Smith scored his runs all around the wicket and his hundred came from 109 deliveries to show why he is viewed with such excitement as a likely future leader of this side. In front of 14,177 Melbourne spectators, Smith not only delivered a series win but also ensured he will be a permanent member of this ODI outfit after starting the series out of the side.
He came to the crease with early wickets having hurt. South Africa had drastically altered their attack from the previous game and the changes initially paid off. Abbott struck early by having David Warner lbw for 4 and his first spell was brilliantly miserly – four overs for five runs. Ryan McLaren, down on confidence after struggling in Perth, perked up after having Shane Watson caught behind flashing at a wide ball for 19.
Then came the big blow – Aaron Finch, who had made a century in that similar chase against England earlier this year, pulled a catch to deep square leg off Parnell for 22 off 37 balls. When captain George Bailey battled to rotate the strike and was caught behind trying to smash one outside off from Dale Steyn for 16 off 29, things looked grim for Australia. Another flash without footwork ended in Glenn Maxwell edging to slip off Steyn for 2.
Not until Smith settled in did Australia enter de Villiers-style batting mode. Having promoted himself to No.4, de Villiers milked runs and struck only six boundaries during the course of his 91 from 88 balls.
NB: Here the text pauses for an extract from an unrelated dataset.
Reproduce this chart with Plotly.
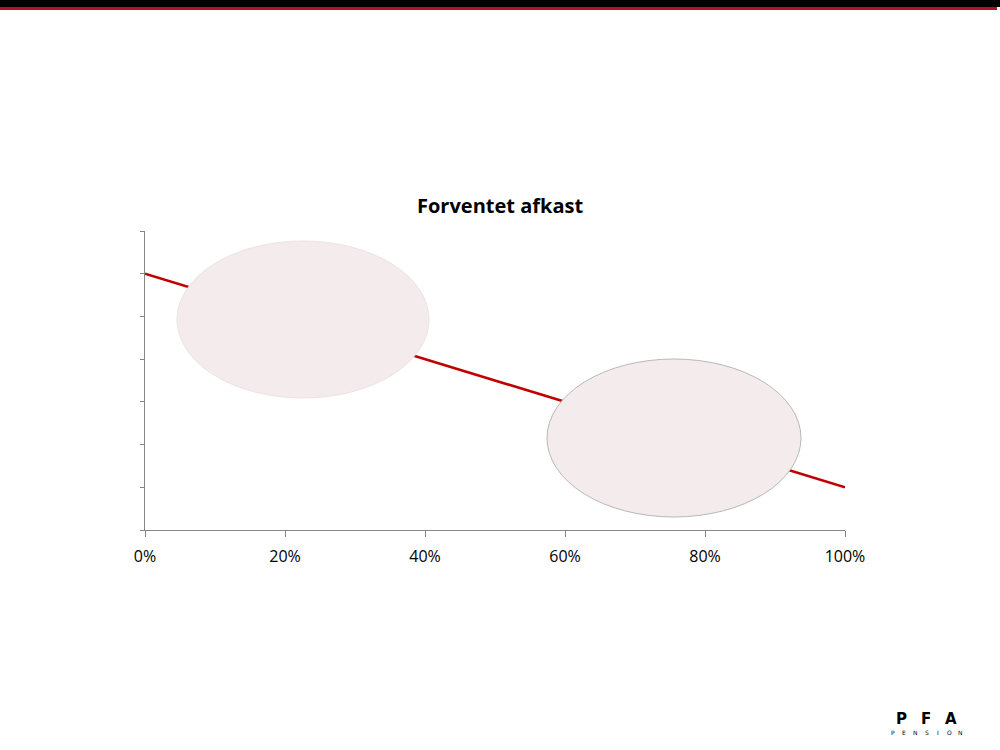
import plotly.graph_objects as go

# Data
x_share = [0.0, 1.0]
expected_return = [6.0, 1.0]
x_ticks = [0, 0.2, 0.4, 0.6, 0.8, 1.0]
x_tick_labels = ["0%", "20%", "40%", "60%", "80%", "100%"]
y_ticks = [0, 1, 2, 3, 4, 5, 6, 7]
title_text = "Forventet afkast"

W, H = 1000, 750
L, R, T, B = 145, 155, 231, 220
PW, PH = W - L - R, H - T - B

def px_x(px):
    return (px - L) / PW

def px_y(py):
    return (H - B - py) / PH

fig = go.Figure()
fig.add_trace(go.Scatter(
    x=x_share, y=expected_return, mode="lines",
    line=dict(color="#c00000", width=2.6), hoverinfo="skip", showlegend=False,
))

shapes = []
# top banner
shapes.append(dict(type="rect", xref="paper", yref="paper",
                   x0=px_x(0), x1=px_x(1000), y0=px_y(7), y1=px_y(0),
                   fillcolor="#000000", line=dict(width=0), layer="above"))
shapes.append(dict(type="rect", xref="paper", yref="paper",
                   x0=px_x(0), x1=px_x(997), y0=px_y(10), y1=px_y(7),
                   fillcolor="#b0112f", line=dict(width=0), layer="above"))
# callout ellipses
shapes.append(dict(type="circle", xref="paper", yref="paper",
                   x0=px_x(177), x1=px_x(429), y0=px_y(398), y1=px_y(241),
                   fillcolor="#f3ebec", line=dict(color="#ebe3e4", width=1), layer="above"))
shapes.append(dict(type="circle", xref="paper", yref="paper",
                   x0=px_x(547), x1=px_x(801), y0=px_y(517), y1=px_y(359),
                   fillcolor="#f3ebec", line=dict(color="#b8b8b8", width=1), layer="above"))

annotations = [dict(
    text="<b>" + title_text + "</b>", xref="paper", yref="paper",
    x=px_x(500), y=px_y(205), showarrow=False,
    font=dict(family="Open Sans", size=20, color="#000000"),
    xanchor="center", yanchor="middle",
)]
# logo
for ch, cx in zip("PFA", [901, 926, 951]):
    annotations.append(dict(text="<b>" + ch + "</b>", xref="paper", yref="paper",
                            x=px_x(cx), y=px_y(719), showarrow=False,
                            font=dict(family="DejaVu Sans", size=15, color="#000000"),
                            xanchor="center", yanchor="middle"))
for i, ch in enumerate("PENSION"):
    annotations.append(dict(text=ch, xref="paper", yref="paper",
                            x=px_x(893 + i * 11.3), y=px_y(732), showarrow=False,
                            font=dict(family="DejaVu Sans", size=6, color="#000000"),
                            xanchor="center", yanchor="middle"))

fig.update_layout(
    width=W, height=H,
    margin=dict(l=L, r=R, t=T, b=B, autoexpand=False),
    paper_bgcolor="white", plot_bgcolor="white",
    shapes=shapes, annotations=annotations,
    xaxis=dict(range=[0, 1], tickvals=x_ticks, ticktext=x_tick_labels,
               showgrid=False, zeroline=False, showline=True, linecolor="#868686", linewidth=1,
               ticks="outside", ticklen=6, tickcolor="#868686", ticklabelstandoff=6,
               tickfont=dict(family="Open Sans", size=16, color="#000000")),
    yaxis=dict(range=[0, 7], tickvals=y_ticks, showticklabels=False,
               showgrid=False, zeroline=False, showline=True, linecolor="#868686", linewidth=1,
               ticks="outside", ticklen=4, tickcolor="#868686"),
)

fig.write_html("out.html", config={"displayModeBar": False},
               post_script="document.body.style.margin='0';document.body.style.overflow='hidden';")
Only once did he face three consecutive dots and by ensuring the pressure did not build, he allowed Miller to build an innings without feeling he had to go hard.
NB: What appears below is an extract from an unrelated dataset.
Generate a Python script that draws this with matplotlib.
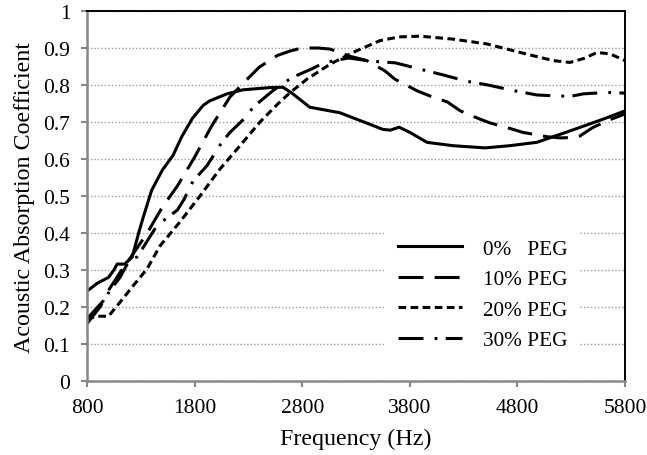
import matplotlib
matplotlib.use("Agg")
import matplotlib.pyplot as plt

plt.rcParams['font.family'] = ['Liberation Serif', 'DejaVu Serif']
plt.rcParams['lines.scale_dashes'] = False

# 0% PEG
freq_0 = [800, 900, 1000, 1050, 1080, 1150, 1220, 1280, 1320, 1400, 1500, 1600, 1680, 1780,
          1880, 1940, 2100, 2250, 2500, 2620, 2700, 2870, 3150, 3400, 3550, 3620, 3700, 3800,
          3960, 4200, 4500, 4730, 4980, 5290, 5600, 5800]
peg_0 = [0.243, 0.265, 0.28, 0.30, 0.316, 0.316, 0.335, 0.40, 0.44, 0.515, 0.57, 0.61, 0.66, 0.71,
         0.745, 0.757, 0.776, 0.787, 0.793, 0.794, 0.779, 0.74, 0.725, 0.697, 0.68, 0.678, 0.686, 0.672,
         0.645, 0.636, 0.63, 0.636, 0.645, 0.676, 0.708, 0.73]

# 10% PEG
freq_10 = [800, 950, 1000, 1100, 1220, 1360, 1500, 1640, 1800, 1960, 2130, 2290, 2400, 2570,
           2700, 2800, 2950, 3060, 3240, 3400, 3570, 3660, 3870, 3990, 4150, 4270, 4450, 4550,
           4640, 4760, 4850, 5080, 5200, 5300, 5380, 5500, 5650, 5800]
peg_10 = [0.168, 0.216, 0.245, 0.29, 0.34, 0.40, 0.47, 0.527, 0.605, 0.69, 0.768, 0.816, 0.848, 0.88,
          0.893, 0.9, 0.9, 0.897, 0.878, 0.866, 0.838, 0.816, 0.784, 0.77, 0.754, 0.73, 0.708, 0.697,
          0.69, 0.68, 0.672, 0.66, 0.657, 0.658, 0.662, 0.685, 0.705, 0.722]

# 20% PEG
freq_20 = [800, 880, 1000, 1107, 1228, 1358, 1478, 1664, 1850, 2036, 2222, 2408, 2570, 2690,
           2845, 3058, 3272, 3523, 3700, 3895, 4200, 4517, 4824, 5131, 5289, 5420, 5540, 5661, 5800]
peg_20 = [0.165, 0.175, 0.175, 0.213, 0.257, 0.303, 0.365, 0.43, 0.50, 0.573, 0.636, 0.70, 0.748, 0.78,
          0.816, 0.856, 0.888, 0.92, 0.93, 0.932, 0.924, 0.911, 0.888, 0.866, 0.861, 0.872, 0.888, 0.884, 0.866]

# 30% PEG
freq_30 = [800, 921, 1014, 1107, 1200, 1265, 1320, 1450, 1540, 1640, 1700, 1785, 1915, 2055, 2129,
           2287, 2343, 2529, 2705, 2900, 3000, 3230, 3430, 3551, 3663, 3895, 3988, 4100, 4331,
           4527, 4760, 4982, 5196, 5308, 5410, 5633, 5800]
peg_30 = [0.155, 0.20, 0.245, 0.28, 0.33, 0.335, 0.36, 0.42, 0.44, 0.462, 0.49, 0.54, 0.582, 0.646, 0.672,
          0.716, 0.74, 0.785, 0.82, 0.845, 0.86, 0.873, 0.865, 0.862, 0.86, 0.843, 0.836, 0.828, 0.81,
          0.80, 0.785, 0.773, 0.77, 0.77, 0.776, 0.78, 0.778]

x_ticks = [800, 1800, 2800, 3800, 4800, 5800]
y_ticks = [0, 0.1, 0.2, 0.3, 0.4, 0.5, 0.6, 0.7, 0.8, 0.9, 1]
y_labels = ['0', '0.1', '0.2', '0.3', '0.4', '0.5', '0.6', '0.7', '0.8', '0.9', '1']

fig = plt.figure(figsize=(6.47, 4.56), dpi=100)
ax = fig.add_axes([87 / 647, 1 - 382 / 456, (625 - 87) / 647, (382 - 12) / 456])

lw = 2.2
ax.plot(freq_0, peg_0, color='black', lw=lw, label='0%   PEG')
ax.plot(freq_10, peg_10, color='black', lw=lw, dashes=(18, 8), label='10% PEG')
ax.plot(freq_20, peg_20, color='black', lw=lw, dashes=(5.5, 3.2), label='20% PEG')
ax.plot(freq_30, peg_30, color='black', lw=lw, dashes=(18, 8, 2, 6), label='30% PEG')

ax.set_xlim(800, 5800)
ax.set_ylim(0, 1)
ax.set_xticks(x_ticks)
ax.set_xticklabels([str(t) for t in x_ticks])
ax.set_yticks(y_ticks)
ax.set_yticklabels(y_labels)

ax.yaxis.grid(True, color='#9a9a9a', linestyle=(0, (1, 1.5)), lw=1.0)
ax.set_axisbelow(True)

for s in ['left', 'bottom']:
    ax.spines[s].set_color('#888888')
    ax.spines[s].set_linewidth(1.8)
for s in ['top', 'right']:
    ax.spines[s].set_color('black')
    ax.spines[s].set_linewidth(1.4)

ax.tick_params(axis='both', direction='out', length=4, width=1.5, color='#888888',
               labelsize=15.5, pad=8)

ax.set_xlabel('Frequency (Hz)', fontsize=17.3, labelpad=8)
ax.set_ylabel('Acoustic Absorption Coefficient', fontsize=17.3, labelpad=6)

leg = ax.legend(loc='lower right', bbox_to_anchor=(0.937, 0.02), fontsize=15.3,
                handlelength=3.0, labelspacing=0.5, frameon=True, fancybox=False,
                borderpad=0.6, handletextpad=1.0)
leg.get_frame().set_facecolor('white')
leg.get_frame().set_edgecolor('none')
leg.get_frame().set_alpha(1)

fig.savefig('out.png', dpi=100)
They combined for a 122-run stand that ended when Miller’s patience did in fact desert him, and during the batting Powerplay he tried to clear cover off Faulkner but was caught in the deep for 45. Faulkner, who was yet to play in the series, was one of Australia’s better bowlers and finished with 2 for 45 after he bowled Robin Peterson during the dying stages.
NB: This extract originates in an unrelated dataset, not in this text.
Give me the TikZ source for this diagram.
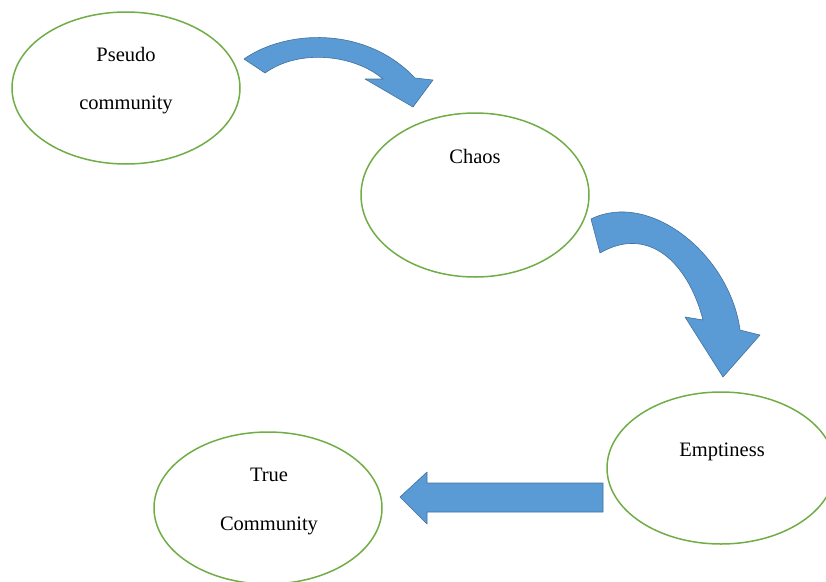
\documentclass[tikz,border=0pt]{standalone}
\usepackage{fontspec}
\setmainfont{Liberation Serif}
\usetikzlibrary{shapes.geometric}
\definecolor{stageblue}{RGB}{91,155,213}
\definecolor{stageedge}{RGB}{65,113,156}
\definecolor{stagegreen}{RGB}{112,173,71}

\begin{document}
\begin{tikzpicture}[x=1pt,y=-1pt,
    stage/.style={draw=stagegreen, line width=1.5pt, ellipse, minimum width=228pt, minimum height=152pt, inner sep=0pt},
    word/.style={anchor=base, inner sep=0pt, font=\fontsize{20.5}{24}\selectfont},
    blockarrow/.style={fill=stageblue, draw=stageedge, line width=0.6pt, line join=round}]
    \useasboundingbox (0,0) rectangle (826,581);
    \node[stage] (pseudo) at (126,88) {};
    \node[stage, minimum height=164pt] (chaos) at (475,195) {};
    \node[stage] (empty) at (721,468) {};
    \node[stage] (true) at (268,508) {};
    \node[word] (pseudoA) at (126,61) {Pseudo};
    \node[word] (pseudoB) at (126,109) {community};
    \node[word] (chaosA) at (475,163) {Chaos};
    \node[word] (emptyA) at (722,456) {Emptiness};
    \node[word] (trueA) at (269,481) {True};
    \node[word] (trueB) at (269,530) {Community};
    \draw[blockarrow] (244,59) .. controls (285,30) and (365,25) .. (415,78) -- (433,80) -- (413,107) -- (365,79) -- (383,79)
        .. controls (355,55) and (300,48) .. (265,73) -- cycle;
    \draw[blockarrow] (591,219) .. controls (650,190) and (730,255) .. (740,330) -- (760,335) -- (723,377) -- (685,317) -- (703,320)
        .. controls (688,262) and (648,225) .. (600,253) -- cycle;
    \draw[blockarrow] (603,483) -- (427,483) -- (427,472) -- (400,497) -- (427,524) -- (427,512) -- (603,512) -- cycle;
\end{tikzpicture}
\end{document}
But the big wicket was that of de Villiers, who now has 271 runs in the series at 67.75 and seemed destined for his first hundred of the tour. However, he was caught slapping a slower ball from Cummins to deep midwicket with seven overs remaining, and the loss of their settled batsman seriously hurt South Africa’s momentum. Only 51 runs came from the final 10 overs for the loss of four wickets; their 8 for 267 should have been far more.
Still, it was something for their bowlers to defend after the top three batsmen all fell within the first 17 overs. Hashim Amla hooked Coulter-Nile to square leg and was brilliantly caught low to the ground by Cummins for 18; Quinton de Kock was caught and bowled by Maxwell off a leading edge for 17; and Faf du Plessis was caught behind off Cummins for 28, his first ODI wicket since June 2012.
All of Australia’s frontline bowlers made contributions – Mitchell Starc took 1 for 40 from 10 overs after claiming the late wicket of McLaren – and between them they ensured South Africa stuttered. Australia’s batsmen stuttered too, but Smith didn’t. He engineered Australia’s first ever ODI victory over South Africa at the MCG, which could be an important mental barrier overcome if they meet there for the World Cup final in March. For now, they ensured Sunday’s SCG match is a dead rubber.